*OBJECTIVE*: In the entries below, find the line containing "The picture is" and the line containing "const mV2 = [12, 23, 71, 318, 666];". Copy those two lines and everything between them exactly, and only that.

*GIVEN DATA*:

# # #

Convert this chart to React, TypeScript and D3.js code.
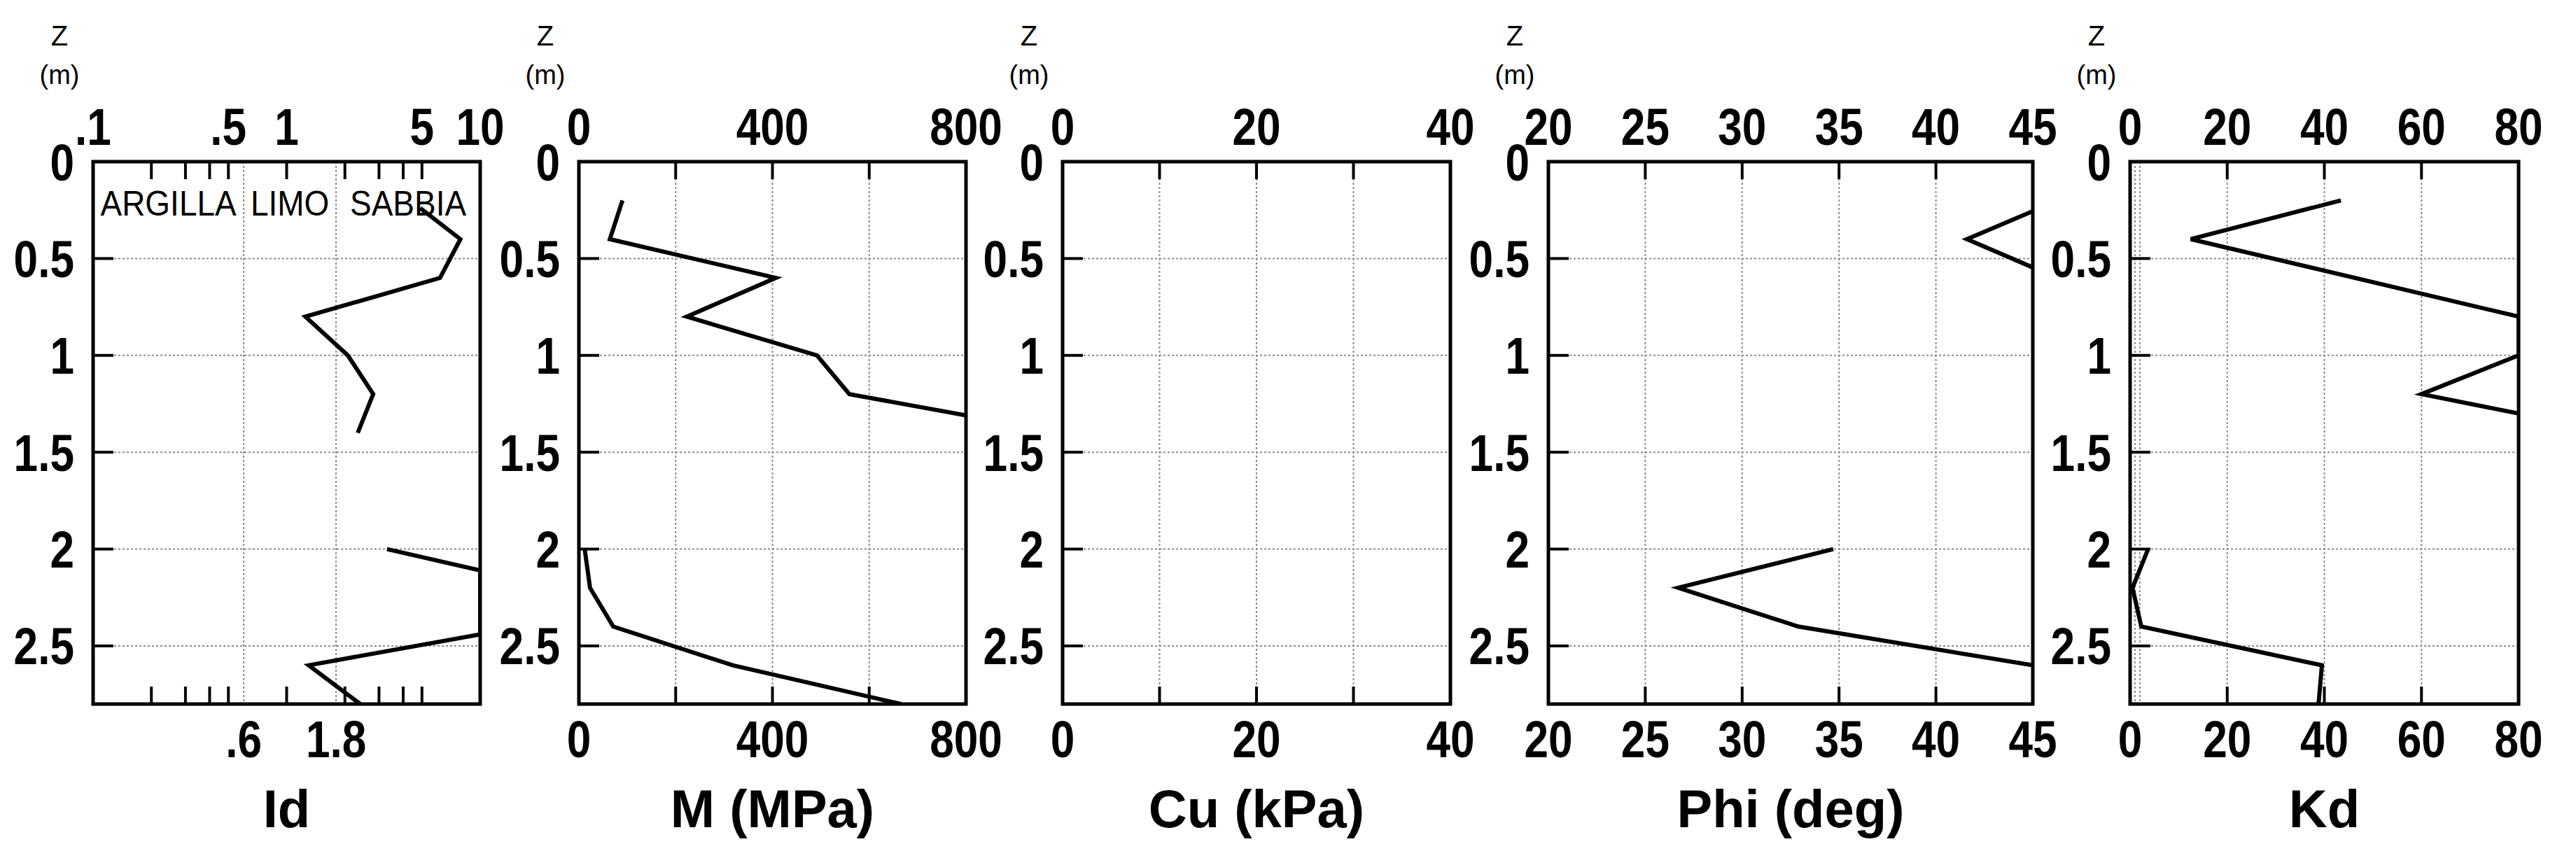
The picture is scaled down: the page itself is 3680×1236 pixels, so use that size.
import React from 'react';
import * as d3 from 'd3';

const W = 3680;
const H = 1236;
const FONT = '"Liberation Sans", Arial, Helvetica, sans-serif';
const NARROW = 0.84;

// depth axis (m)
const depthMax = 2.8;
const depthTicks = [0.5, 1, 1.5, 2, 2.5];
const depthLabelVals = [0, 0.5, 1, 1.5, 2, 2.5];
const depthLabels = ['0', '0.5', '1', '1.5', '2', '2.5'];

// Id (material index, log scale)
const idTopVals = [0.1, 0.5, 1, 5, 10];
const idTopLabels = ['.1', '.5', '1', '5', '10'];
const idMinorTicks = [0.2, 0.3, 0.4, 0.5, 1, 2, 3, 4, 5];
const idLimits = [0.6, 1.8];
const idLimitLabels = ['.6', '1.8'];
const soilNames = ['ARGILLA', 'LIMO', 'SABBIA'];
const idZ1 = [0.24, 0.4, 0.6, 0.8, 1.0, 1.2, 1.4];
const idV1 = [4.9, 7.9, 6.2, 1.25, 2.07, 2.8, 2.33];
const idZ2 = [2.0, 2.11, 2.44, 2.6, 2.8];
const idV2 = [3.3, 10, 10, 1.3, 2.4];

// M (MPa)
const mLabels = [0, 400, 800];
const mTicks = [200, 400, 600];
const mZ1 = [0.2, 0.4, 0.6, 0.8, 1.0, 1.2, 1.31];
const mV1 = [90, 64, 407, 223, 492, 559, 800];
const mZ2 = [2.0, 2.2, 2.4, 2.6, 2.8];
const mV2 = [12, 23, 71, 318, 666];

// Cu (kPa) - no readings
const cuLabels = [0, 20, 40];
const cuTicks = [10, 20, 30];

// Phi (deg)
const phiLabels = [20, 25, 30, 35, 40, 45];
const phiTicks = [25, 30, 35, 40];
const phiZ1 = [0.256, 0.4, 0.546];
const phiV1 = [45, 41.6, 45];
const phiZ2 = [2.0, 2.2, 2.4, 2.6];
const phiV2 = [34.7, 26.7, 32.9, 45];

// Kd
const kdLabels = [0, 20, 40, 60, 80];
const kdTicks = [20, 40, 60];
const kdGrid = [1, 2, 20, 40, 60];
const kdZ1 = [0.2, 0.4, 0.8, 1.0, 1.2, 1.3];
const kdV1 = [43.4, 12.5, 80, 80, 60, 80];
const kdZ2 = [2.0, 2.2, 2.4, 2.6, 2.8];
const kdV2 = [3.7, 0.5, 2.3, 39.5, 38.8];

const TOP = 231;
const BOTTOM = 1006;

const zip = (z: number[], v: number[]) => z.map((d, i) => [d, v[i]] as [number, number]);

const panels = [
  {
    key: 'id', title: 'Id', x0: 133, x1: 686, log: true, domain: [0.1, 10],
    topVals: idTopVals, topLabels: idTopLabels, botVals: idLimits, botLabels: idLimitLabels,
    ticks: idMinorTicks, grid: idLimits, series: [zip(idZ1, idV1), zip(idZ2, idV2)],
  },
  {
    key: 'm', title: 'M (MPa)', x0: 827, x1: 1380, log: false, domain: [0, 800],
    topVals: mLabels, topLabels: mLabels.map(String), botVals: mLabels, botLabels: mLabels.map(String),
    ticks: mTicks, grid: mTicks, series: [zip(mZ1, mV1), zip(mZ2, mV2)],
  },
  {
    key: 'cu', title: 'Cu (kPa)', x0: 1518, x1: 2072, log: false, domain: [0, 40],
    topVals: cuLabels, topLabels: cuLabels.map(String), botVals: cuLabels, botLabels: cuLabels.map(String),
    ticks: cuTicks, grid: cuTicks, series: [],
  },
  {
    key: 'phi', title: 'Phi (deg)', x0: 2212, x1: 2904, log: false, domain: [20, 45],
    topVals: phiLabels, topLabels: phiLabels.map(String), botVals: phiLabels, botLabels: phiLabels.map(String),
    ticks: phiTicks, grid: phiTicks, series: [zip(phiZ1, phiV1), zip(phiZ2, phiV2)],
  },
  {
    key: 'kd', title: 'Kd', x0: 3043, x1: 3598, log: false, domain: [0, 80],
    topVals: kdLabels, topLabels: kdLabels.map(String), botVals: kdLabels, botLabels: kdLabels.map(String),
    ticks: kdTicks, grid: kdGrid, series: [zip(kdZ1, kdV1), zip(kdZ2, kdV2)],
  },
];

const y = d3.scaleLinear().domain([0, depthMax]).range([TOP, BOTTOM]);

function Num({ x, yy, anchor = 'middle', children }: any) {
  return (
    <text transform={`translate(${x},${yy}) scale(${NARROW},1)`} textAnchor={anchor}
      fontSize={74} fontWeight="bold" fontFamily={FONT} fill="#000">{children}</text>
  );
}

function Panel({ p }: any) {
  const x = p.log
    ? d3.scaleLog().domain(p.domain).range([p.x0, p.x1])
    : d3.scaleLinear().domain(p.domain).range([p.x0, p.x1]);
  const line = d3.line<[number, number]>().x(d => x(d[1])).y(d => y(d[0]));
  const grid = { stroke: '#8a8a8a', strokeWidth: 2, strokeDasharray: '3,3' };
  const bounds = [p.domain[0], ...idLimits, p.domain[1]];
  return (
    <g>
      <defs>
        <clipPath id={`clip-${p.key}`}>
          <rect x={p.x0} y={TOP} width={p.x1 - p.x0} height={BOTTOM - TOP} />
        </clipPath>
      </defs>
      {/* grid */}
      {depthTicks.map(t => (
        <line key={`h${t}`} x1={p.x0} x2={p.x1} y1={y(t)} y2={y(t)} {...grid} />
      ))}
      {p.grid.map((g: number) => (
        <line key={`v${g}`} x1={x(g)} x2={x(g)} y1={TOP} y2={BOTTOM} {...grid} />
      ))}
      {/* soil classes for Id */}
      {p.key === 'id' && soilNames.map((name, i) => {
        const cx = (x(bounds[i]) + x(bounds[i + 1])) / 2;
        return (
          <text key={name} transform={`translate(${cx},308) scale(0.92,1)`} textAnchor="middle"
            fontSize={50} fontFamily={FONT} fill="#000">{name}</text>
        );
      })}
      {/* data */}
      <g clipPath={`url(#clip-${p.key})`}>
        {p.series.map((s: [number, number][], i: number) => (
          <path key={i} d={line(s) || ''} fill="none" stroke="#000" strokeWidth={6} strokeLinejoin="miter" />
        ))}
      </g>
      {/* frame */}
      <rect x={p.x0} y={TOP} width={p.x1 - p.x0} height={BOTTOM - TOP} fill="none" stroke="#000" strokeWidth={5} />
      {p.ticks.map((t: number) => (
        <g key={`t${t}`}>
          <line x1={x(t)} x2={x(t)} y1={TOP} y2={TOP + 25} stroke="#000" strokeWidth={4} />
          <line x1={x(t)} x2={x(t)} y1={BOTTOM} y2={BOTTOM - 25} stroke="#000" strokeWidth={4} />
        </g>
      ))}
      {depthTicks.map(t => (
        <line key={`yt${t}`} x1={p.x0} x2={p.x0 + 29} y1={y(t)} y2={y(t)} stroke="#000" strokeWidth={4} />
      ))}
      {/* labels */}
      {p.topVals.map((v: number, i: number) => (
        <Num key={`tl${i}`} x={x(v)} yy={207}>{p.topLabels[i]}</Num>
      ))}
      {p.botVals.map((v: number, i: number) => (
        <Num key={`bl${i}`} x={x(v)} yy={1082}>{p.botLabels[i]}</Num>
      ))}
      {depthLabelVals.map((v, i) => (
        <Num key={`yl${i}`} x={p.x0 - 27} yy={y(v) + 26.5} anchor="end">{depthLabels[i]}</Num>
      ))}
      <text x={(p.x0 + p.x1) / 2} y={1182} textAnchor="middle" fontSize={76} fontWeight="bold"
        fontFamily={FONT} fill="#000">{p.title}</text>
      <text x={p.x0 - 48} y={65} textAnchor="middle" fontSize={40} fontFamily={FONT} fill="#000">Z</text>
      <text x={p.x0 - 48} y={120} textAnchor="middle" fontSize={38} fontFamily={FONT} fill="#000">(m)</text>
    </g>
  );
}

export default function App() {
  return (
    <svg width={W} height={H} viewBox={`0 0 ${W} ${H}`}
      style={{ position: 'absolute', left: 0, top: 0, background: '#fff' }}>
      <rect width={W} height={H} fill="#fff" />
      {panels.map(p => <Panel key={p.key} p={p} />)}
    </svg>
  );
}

# # #

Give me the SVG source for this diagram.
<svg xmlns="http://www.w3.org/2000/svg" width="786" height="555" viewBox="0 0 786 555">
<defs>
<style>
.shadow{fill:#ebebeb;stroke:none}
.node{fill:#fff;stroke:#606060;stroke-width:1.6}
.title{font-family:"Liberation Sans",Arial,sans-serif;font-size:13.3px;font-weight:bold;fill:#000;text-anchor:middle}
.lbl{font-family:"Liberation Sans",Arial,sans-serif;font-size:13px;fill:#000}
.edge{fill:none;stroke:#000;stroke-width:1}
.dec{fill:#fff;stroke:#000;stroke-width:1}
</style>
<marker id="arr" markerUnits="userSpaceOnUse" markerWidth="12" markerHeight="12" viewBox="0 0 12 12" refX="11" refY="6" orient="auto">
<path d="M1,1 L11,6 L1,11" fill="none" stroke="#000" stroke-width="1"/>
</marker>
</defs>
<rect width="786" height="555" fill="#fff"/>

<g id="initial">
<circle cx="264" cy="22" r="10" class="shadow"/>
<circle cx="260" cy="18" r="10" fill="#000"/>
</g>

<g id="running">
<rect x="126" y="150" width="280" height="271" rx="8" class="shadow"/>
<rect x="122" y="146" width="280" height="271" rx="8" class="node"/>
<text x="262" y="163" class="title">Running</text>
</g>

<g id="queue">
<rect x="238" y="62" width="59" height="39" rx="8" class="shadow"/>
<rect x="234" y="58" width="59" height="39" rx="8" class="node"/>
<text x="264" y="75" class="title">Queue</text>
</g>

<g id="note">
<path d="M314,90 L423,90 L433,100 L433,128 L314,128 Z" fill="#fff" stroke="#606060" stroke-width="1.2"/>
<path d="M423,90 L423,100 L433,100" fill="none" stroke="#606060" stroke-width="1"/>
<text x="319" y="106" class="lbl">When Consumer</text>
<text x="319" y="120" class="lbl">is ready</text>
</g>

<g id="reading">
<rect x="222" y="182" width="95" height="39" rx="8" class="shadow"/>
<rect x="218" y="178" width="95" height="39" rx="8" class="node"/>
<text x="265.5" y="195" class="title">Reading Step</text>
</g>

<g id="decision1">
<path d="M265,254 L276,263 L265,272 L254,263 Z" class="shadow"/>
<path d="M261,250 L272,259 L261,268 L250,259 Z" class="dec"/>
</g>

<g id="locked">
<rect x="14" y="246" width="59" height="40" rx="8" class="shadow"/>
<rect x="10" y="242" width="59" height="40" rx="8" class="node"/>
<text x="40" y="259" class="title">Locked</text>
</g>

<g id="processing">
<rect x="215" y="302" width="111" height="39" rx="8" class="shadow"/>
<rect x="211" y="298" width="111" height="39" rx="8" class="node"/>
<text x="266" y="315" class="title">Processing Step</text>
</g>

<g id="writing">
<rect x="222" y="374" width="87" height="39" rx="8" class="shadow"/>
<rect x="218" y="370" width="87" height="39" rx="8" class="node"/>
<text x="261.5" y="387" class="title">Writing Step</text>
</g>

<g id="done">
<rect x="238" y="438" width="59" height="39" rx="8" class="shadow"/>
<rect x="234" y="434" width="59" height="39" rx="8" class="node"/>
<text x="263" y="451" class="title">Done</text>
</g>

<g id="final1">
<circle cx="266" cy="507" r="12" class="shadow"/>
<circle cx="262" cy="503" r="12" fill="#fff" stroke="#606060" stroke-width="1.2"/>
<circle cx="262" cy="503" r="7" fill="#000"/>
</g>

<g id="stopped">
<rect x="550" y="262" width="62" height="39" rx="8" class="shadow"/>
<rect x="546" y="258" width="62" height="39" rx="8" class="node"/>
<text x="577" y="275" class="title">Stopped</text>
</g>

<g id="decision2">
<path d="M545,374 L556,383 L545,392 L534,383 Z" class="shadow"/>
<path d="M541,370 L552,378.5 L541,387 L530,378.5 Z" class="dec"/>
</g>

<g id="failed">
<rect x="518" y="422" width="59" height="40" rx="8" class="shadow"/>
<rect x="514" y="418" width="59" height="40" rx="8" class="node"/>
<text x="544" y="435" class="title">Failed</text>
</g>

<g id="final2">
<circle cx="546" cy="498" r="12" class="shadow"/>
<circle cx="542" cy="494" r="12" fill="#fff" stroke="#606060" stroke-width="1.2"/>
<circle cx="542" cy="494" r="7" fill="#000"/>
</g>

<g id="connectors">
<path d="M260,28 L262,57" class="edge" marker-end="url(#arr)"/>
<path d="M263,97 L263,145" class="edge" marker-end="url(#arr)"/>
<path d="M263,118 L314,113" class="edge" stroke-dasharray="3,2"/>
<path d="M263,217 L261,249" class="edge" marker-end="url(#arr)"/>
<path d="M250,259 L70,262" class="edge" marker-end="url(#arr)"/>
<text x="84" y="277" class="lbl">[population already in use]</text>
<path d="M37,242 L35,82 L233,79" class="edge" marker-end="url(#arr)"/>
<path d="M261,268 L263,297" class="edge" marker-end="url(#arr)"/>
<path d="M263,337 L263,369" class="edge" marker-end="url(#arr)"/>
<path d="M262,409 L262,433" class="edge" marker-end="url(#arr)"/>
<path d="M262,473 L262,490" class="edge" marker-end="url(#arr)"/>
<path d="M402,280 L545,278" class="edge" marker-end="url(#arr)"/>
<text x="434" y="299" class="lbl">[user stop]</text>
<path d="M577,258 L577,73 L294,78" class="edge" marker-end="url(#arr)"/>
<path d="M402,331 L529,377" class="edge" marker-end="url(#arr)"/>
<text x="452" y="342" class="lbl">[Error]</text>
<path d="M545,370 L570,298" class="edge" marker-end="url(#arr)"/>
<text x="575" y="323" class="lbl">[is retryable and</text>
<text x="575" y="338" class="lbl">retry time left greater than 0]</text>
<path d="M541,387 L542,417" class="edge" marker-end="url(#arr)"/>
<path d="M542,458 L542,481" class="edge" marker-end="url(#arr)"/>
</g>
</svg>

# # #

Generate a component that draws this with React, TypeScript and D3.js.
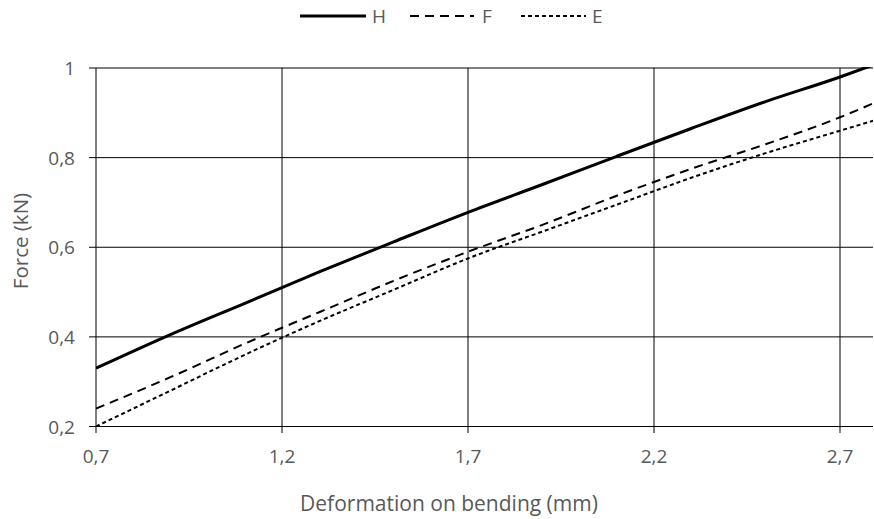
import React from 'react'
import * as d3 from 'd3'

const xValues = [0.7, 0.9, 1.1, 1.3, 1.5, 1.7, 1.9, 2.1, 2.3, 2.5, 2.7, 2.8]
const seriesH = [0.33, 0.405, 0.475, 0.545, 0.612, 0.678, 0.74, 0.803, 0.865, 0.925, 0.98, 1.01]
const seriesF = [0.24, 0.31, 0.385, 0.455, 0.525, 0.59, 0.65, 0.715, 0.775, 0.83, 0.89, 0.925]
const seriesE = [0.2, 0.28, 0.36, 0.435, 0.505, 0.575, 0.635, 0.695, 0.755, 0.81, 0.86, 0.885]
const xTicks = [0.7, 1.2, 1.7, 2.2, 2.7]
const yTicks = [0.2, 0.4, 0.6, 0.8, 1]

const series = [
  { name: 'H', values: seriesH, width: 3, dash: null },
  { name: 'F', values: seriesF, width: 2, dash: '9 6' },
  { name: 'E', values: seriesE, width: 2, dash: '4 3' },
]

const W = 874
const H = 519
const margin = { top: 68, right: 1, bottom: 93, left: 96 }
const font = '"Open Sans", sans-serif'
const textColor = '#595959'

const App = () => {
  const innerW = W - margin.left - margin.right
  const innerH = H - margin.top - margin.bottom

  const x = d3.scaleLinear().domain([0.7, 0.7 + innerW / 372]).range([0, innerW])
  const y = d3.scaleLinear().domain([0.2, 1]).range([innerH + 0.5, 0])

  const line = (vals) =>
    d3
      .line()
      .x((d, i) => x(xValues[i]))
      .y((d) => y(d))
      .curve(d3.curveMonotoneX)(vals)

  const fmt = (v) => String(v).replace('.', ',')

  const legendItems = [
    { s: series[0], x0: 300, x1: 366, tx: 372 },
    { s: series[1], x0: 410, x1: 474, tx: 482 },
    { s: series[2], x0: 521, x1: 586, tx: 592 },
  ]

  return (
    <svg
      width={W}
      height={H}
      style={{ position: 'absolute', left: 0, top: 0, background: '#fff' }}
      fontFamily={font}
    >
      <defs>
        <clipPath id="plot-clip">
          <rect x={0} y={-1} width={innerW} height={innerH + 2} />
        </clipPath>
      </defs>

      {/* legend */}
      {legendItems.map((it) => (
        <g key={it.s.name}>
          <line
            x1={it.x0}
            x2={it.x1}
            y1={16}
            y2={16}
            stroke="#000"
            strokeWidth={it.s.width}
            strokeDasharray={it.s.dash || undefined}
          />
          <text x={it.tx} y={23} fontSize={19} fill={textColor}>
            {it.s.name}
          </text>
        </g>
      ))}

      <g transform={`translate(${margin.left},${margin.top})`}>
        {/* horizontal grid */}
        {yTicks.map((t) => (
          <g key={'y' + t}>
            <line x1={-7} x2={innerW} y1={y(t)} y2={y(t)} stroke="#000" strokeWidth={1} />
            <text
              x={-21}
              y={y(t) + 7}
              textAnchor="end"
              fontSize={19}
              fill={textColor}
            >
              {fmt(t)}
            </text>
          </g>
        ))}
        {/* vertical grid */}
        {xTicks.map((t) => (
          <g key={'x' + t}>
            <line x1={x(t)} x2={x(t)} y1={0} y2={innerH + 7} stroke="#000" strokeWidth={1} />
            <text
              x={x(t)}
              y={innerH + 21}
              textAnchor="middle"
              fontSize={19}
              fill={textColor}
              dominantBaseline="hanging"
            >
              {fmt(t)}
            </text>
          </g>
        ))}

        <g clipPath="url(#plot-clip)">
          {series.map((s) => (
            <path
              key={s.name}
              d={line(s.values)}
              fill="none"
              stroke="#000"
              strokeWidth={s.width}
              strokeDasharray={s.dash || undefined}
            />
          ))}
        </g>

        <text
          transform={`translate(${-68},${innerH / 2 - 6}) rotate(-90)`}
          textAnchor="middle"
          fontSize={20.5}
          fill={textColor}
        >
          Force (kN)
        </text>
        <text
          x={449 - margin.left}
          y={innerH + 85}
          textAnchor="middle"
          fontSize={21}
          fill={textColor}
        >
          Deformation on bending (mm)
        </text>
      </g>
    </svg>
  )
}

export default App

# # #

*REPLY TO THE EXERCISE*:
The picture is scaled down: the page itself is 3680×1236 pixels, so use that size.
import React from 'react';
import * as d3 from 'd3';

const W = 3680;
const H = 1236;
const FONT = '"Liberation Sans", Arial, Helvetica, sans-serif';
const NARROW = 0.84;

// depth axis (m)
const depthMax = 2.8;
const depthTicks = [0.5, 1, 1.5, 2, 2.5];
const depthLabelVals = [0, 0.5, 1, 1.5, 2, 2.5];
const depthLabels = ['0', '0.5', '1', '1.5', '2', '2.5'];

// Id (material index, log scale)
const idTopVals = [0.1, 0.5, 1, 5, 10];
const idTopLabels = ['.1', '.5', '1', '5', '10'];
const idMinorTicks = [0.2, 0.3, 0.4, 0.5, 1, 2, 3, 4, 5];
const idLimits = [0.6, 1.8];
const idLimitLabels = ['.6', '1.8'];
const soilNames = ['ARGILLA', 'LIMO', 'SABBIA'];
const idZ1 = [0.24, 0.4, 0.6, 0.8, 1.0, 1.2, 1.4];
const idV1 = [4.9, 7.9, 6.2, 1.25, 2.07, 2.8, 2.33];
const idZ2 = [2.0, 2.11, 2.44, 2.6, 2.8];
const idV2 = [3.3, 10, 10, 1.3, 2.4];

// M (MPa)
const mLabels = [0, 400, 800];
const mTicks = [200, 400, 600];
const mZ1 = [0.2, 0.4, 0.6, 0.8, 1.0, 1.2, 1.31];
const mV1 = [90, 64, 407, 223, 492, 559, 800];
const mZ2 = [2.0, 2.2, 2.4, 2.6, 2.8];
const mV2 = [12, 23, 71, 318, 666];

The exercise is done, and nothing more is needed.